### Required task:
Please transcribe the listing below in full and word for word, without its pictures.

### Given information:
* * *

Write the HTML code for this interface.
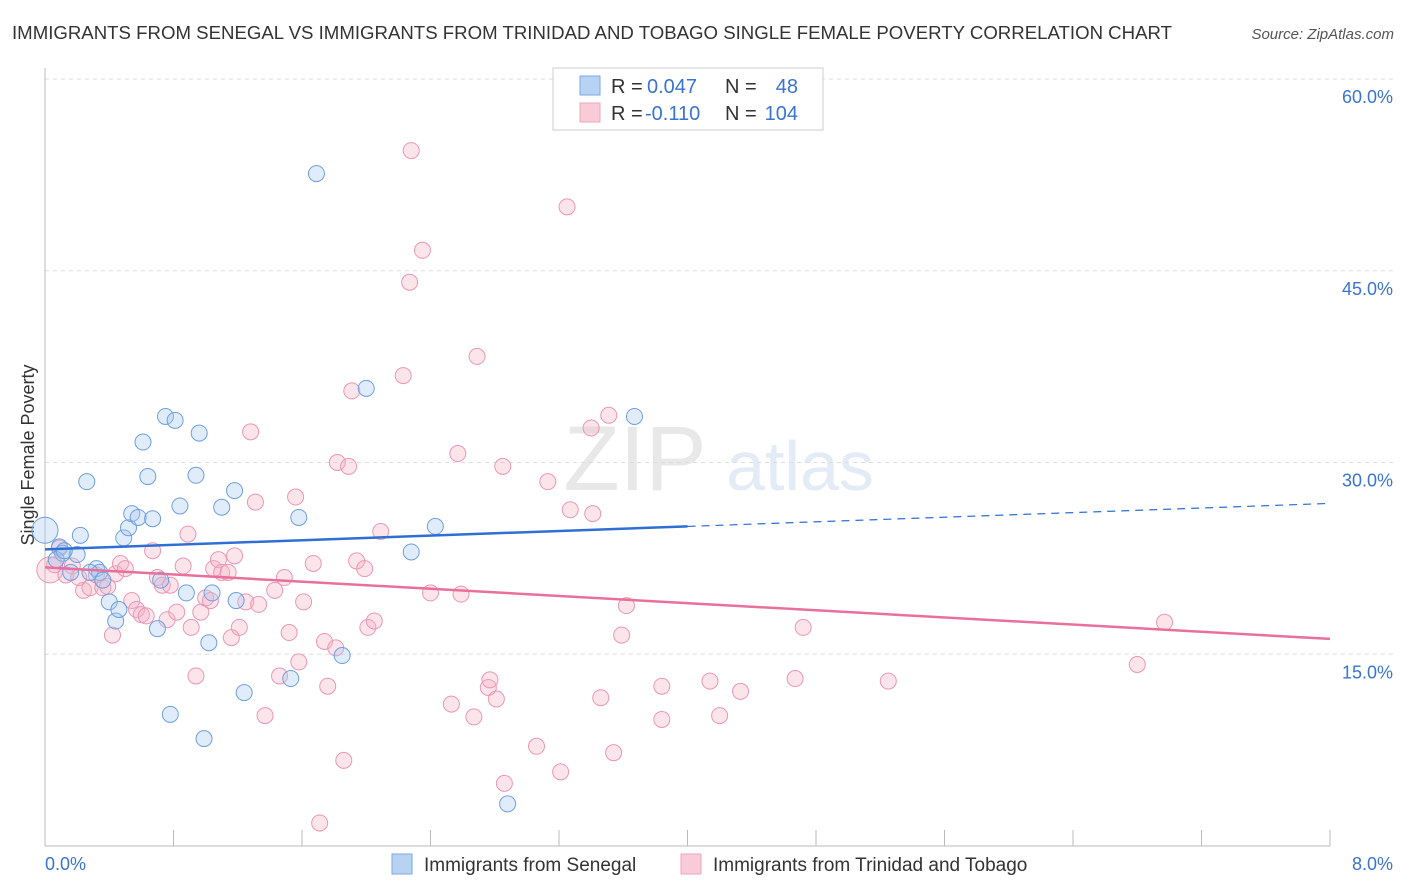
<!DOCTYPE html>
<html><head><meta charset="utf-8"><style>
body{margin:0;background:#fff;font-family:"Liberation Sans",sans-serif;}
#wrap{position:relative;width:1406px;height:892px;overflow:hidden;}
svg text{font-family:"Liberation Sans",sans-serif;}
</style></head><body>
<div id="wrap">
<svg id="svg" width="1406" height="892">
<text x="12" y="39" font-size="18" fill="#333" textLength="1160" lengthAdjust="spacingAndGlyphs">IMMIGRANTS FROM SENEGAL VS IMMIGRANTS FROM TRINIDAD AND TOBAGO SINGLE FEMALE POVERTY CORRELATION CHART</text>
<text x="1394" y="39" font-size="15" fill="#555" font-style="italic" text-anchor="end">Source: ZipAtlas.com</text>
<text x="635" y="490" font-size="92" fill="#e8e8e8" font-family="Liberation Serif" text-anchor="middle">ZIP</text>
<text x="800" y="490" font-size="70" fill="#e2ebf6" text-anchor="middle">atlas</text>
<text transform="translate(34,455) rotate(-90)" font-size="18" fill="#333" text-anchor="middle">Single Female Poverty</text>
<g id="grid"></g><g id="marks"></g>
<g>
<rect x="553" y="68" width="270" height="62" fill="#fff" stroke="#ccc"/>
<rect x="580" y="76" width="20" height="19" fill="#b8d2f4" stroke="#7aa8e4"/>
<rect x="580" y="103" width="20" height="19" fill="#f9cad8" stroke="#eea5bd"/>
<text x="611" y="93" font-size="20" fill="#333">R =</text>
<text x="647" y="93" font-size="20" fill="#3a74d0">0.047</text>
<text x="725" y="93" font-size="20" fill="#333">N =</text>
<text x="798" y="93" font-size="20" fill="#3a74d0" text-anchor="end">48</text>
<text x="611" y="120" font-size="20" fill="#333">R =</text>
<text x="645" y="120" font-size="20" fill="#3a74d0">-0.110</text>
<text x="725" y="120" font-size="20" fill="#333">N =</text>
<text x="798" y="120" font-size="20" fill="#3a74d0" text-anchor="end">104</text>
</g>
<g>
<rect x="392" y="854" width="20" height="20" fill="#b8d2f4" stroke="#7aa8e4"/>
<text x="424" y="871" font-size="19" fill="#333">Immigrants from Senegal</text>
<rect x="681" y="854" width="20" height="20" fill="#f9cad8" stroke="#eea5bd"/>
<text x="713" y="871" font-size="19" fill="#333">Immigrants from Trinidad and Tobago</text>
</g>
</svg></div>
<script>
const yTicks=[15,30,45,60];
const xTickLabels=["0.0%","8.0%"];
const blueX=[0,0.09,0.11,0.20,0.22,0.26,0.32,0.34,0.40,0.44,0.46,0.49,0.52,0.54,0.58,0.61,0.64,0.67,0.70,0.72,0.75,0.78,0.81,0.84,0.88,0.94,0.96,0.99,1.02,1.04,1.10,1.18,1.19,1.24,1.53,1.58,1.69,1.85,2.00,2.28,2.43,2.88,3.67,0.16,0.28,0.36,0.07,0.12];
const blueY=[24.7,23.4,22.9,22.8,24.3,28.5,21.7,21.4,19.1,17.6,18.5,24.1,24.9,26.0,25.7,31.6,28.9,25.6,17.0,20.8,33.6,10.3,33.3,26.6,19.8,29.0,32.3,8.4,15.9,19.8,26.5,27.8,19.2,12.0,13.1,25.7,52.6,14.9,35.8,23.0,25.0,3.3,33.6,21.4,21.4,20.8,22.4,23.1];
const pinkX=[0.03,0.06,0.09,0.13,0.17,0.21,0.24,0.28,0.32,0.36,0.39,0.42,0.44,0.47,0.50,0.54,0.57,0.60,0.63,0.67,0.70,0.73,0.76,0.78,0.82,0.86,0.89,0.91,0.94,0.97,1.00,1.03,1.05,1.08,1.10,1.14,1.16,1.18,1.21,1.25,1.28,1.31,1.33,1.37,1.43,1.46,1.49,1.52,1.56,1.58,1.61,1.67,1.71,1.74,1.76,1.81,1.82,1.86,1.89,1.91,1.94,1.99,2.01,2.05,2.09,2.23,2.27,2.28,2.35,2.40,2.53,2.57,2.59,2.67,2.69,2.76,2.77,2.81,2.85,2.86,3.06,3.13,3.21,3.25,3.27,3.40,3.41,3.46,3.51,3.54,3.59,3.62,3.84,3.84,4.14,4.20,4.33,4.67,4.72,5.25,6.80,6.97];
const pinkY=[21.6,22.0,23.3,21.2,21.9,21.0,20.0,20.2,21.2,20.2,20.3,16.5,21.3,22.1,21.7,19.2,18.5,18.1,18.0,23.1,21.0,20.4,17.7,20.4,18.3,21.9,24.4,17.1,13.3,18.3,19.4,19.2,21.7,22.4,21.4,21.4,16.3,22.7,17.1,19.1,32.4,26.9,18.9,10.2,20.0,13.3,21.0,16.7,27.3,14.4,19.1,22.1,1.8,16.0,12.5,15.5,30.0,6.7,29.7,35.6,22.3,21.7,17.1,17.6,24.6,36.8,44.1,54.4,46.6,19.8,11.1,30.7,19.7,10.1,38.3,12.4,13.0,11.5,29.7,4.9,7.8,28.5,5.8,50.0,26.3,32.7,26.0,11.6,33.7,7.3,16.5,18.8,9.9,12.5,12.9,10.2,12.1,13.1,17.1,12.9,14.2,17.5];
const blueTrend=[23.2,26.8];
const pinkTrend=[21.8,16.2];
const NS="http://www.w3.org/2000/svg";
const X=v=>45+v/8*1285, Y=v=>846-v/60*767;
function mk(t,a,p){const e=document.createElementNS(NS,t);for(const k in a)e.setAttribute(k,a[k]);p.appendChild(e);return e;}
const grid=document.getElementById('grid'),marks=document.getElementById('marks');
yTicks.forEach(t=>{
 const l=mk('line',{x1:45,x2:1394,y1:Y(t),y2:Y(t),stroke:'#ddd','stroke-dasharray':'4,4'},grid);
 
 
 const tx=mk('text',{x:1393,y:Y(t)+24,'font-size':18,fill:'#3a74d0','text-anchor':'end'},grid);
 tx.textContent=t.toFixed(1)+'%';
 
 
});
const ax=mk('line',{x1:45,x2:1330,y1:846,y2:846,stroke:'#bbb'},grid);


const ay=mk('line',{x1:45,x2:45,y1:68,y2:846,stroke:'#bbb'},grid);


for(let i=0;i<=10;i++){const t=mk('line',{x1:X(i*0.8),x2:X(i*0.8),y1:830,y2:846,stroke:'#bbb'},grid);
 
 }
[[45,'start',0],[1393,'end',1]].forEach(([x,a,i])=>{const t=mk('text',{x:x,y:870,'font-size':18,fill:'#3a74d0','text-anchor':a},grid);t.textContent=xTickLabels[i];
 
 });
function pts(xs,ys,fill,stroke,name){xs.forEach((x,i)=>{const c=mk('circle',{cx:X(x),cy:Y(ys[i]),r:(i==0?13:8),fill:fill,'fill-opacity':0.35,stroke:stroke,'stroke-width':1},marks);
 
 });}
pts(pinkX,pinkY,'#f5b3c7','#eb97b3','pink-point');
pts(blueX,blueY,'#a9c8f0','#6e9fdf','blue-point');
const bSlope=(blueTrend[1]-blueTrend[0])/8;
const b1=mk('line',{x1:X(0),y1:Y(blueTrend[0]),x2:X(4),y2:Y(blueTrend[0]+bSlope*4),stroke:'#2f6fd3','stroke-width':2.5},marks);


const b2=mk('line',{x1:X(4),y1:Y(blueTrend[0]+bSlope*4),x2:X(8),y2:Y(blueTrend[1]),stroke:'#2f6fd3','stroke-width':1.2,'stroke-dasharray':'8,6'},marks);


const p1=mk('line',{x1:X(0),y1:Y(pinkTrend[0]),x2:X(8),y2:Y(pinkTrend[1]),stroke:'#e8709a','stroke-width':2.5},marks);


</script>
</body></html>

* * *

### Output of the exercise:
Write the HTML code for this interface.
<!DOCTYPE html>
<html><head><meta charset="utf-8"><style>
body{margin:0;background:#fff;font-family:"Liberation Sans",sans-serif;}
#wrap{position:relative;width:1406px;height:892px;overflow:hidden;}
svg text{font-family:"Liberation Sans",sans-serif;}
</style></head><body>
<div id="wrap">
<svg id="svg" width="1406" height="892">
<text x="12" y="39" font-size="18" fill="#333" textLength="1160" lengthAdjust="spacingAndGlyphs">IMMIGRANTS FROM SENEGAL VS IMMIGRANTS FROM TRINIDAD AND TOBAGO SINGLE FEMALE POVERTY CORRELATION CHART</text>
<text x="1394" y="39" font-size="15" fill="#555" font-style="italic" text-anchor="end">Source: ZipAtlas.com</text>
<text x="635" y="490" font-size="92" fill="#e8e8e8" font-family="Liberation Serif" text-anchor="middle">ZIP</text>
<text x="800" y="490" font-size="70" fill="#e2ebf6" text-anchor="middle">atlas</text>
<text transform="translate(34,455) rotate(-90)" font-size="18" fill="#333" text-anchor="middle">Single Female Poverty</text>
<g id="grid"></g><g id="marks"></g>
<g>
<rect x="553" y="68" width="270" height="62" fill="#fff" stroke="#ccc"/>
<rect x="580" y="76" width="20" height="19" fill="#b8d2f4" stroke="#7aa8e4"/>
<rect x="580" y="103" width="20" height="19" fill="#f9cad8" stroke="#eea5bd"/>
<text x="611" y="93" font-size="20" fill="#333">R =</text>
<text x="647" y="93" font-size="20" fill="#3a74d0">0.047</text>
<text x="725" y="93" font-size="20" fill="#333">N =</text>
<text x="798" y="93" font-size="20" fill="#3a74d0" text-anchor="end">48</text>
<text x="611" y="120" font-size="20" fill="#333">R =</text>
<text x="645" y="120" font-size="20" fill="#3a74d0">-0.110</text>
<text x="725" y="120" font-size="20" fill="#333">N =</text>
<text x="798" y="120" font-size="20" fill="#3a74d0" text-anchor="end">104</text>
</g>
<g>
<rect x="392" y="854" width="20" height="20" fill="#b8d2f4" stroke="#7aa8e4"/>
<text x="424" y="871" font-size="19" fill="#333">Immigrants from Senegal</text>
<rect x="681" y="854" width="20" height="20" fill="#f9cad8" stroke="#eea5bd"/>
<text x="713" y="871" font-size="19" fill="#333">Immigrants from Trinidad and Tobago</text>
</g>
</svg></div>
<script>
const yTicks=[15,30,45,60];
const xTickLabels=["0.0%","8.0%"];
const blueX=[0,0.09,0.11,0.20,0.22,0.26,0.32,0.34,0.40,0.44,0.46,0.49,0.52,0.54,0.58,0.61,0.64,0.67,0.70,0.72,0.75,0.78,0.81,0.84,0.88,0.94,0.96,0.99,1.02,1.04,1.10,1.18,1.19,1.24,1.53,1.58,1.69,1.85,2.00,2.28,2.43,2.88,3.67,0.16,0.28,0.36,0.07,0.12];
const blueY=[24.7,23.4,22.9,22.8,24.3,28.5,21.7,21.4,19.1,17.6,18.5,24.1,24.9,26.0,25.7,31.6,28.9,25.6,17.0,20.8,33.6,10.3,33.3,26.6,19.8,29.0,32.3,8.4,15.9,19.8,26.5,27.8,19.2,12.0,13.1,25.7,52.6,14.9,35.8,23.0,25.0,3.3,33.6,21.4,21.4,20.8,22.4,23.1];
const pinkX=[0.03,0.06,0.09,0.13,0.17,0.21,0.24,0.28,0.32,0.36,0.39,0.42,0.44,0.47,0.50,0.54,0.57,0.60,0.63,0.67,0.70,0.73,0.76,0.78,0.82,0.86,0.89,0.91,0.94,0.97,1.00,1.03,1.05,1.08,1.10,1.14,1.16,1.18,1.21,1.25,1.28,1.31,1.33,1.37,1.43,1.46,1.49,1.52,1.56,1.58,1.61,1.67,1.71,1.74,1.76,1.81,1.82,1.86,1.89,1.91,1.94,1.99,2.01,2.05,2.09,2.23,2.27,2.28,2.35,2.40,2.53,2.57,2.59,2.67,2.69,2.76,2.77,2.81,2.85,2.86,3.06,3.13,3.21,3.25,3.27,3.40,3.41,3.46,3.51,3.54,3.59,3.62,3.84,3.84,4.14,4.20,4.33,4.67,4.72,5.25,6.80,6.97];
const pinkY=[21.6,22.0,23.3,21.2,21.9,21.0,20.0,20.2,21.2,20.2,20.3,16.5,21.3,22.1,21.7,19.2,18.5,18.1,18.0,23.1,21.0,20.4,17.7,20.4,18.3,21.9,24.4,17.1,13.3,18.3,19.4,19.2,21.7,22.4,21.4,21.4,16.3,22.7,17.1,19.1,32.4,26.9,18.9,10.2,20.0,13.3,21.0,16.7,27.3,14.4,19.1,22.1,1.8,16.0,12.5,15.5,30.0,6.7,29.7,35.6,22.3,21.7,17.1,17.6,24.6,36.8,44.1,54.4,46.6,19.8,11.1,30.7,19.7,10.1,38.3,12.4,13.0,11.5,29.7,4.9,7.8,28.5,5.8,50.0,26.3,32.7,26.0,11.6,33.7,7.3,16.5,18.8,9.9,12.5,12.9,10.2,12.1,13.1,17.1,12.9,14.2,17.5];
const blueTrend=[23.2,26.8];
const pinkTrend=[21.8,16.2];
const NS="http://www.w3.org/2000/svg";
const X=v=>45+v/8*1285, Y=v=>846-v/60*767;
function mk(t,a,p){const e=document.createElementNS(NS,t);for(const k in a)e.setAttribute(k,a[k]);p.appendChild(e);return e;}
const grid=document.getElementById('grid'),marks=document.getElementById('marks');
yTicks.forEach(t=>{
 const l=mk('line',{x1:45,x2:1394,y1:Y(t),y2:Y(t),stroke:'#ddd','stroke-dasharray':'4,4'},grid);
 
 
 const tx=mk('text',{x:1393,y:Y(t)+24,'font-size':18,fill:'#3a74d0','text-anchor':'end'},grid);
 tx.textContent=t.toFixed(1)+'%';
 
 
});
const ax=mk('line',{x1:45,x2:1330,y1:846,y2:846,stroke:'#bbb'},grid);


const ay=mk('line',{x1:45,x2:45,y1:68,y2:846,stroke:'#bbb'},grid);


for(let i=0;i<=10;i++){const t=mk('line',{x1:X(i*0.8),x2:X(i*0.8),y1:830,y2:846,stroke:'#bbb'},grid);
 
 }
[[45,'start',0],[1393,'end',1]].forEach(([x,a,i])=>{const t=mk('text',{x:x,y:870,'font-size':18,fill:'#3a74d0','text-anchor':a},grid);t.textContent=xTickLabels[i];
 
 });
function pts(xs,ys,fill,stroke,name){xs.forEach((x,i)=>{const c=mk('circle',{cx:X(x),cy:Y(ys[i]),r:(i==0?13:8),fill:fill,'fill-opacity':0.35,stroke:stroke,'stroke-width':1},marks);
 
 });}
pts(pinkX,pinkY,'#f5b3c7','#eb97b3','pink-point');
pts(blueX,blueY,'#a9c8f0','#6e9fdf','blue-point');
const bSlope=(blueTrend[1]-blueTrend[0])/8;
const b1=mk('line',{x1:X(0),y1:Y(blueTrend[0]),x2:X(4),y2:Y(blueTrend[0]+bSlope*4),stroke:'#2f6fd3','stroke-width':2.5},marks);


const b2=mk('line',{x1:X(4),y1:Y(blueTrend[0]+bSlope*4),x2:X(8),y2:Y(blueTrend[1]),stroke:'#2f6fd3','stroke-width':1.2,'stroke-dasharray':'8,6'},marks);


const p1=mk('line',{x1:X(0),y1:Y(pinkTrend[0]),x2:X(8),y2:Y(pinkTrend[1]),stroke:'#e8709a','stroke-width':2.5},marks);


</script>
</body></html>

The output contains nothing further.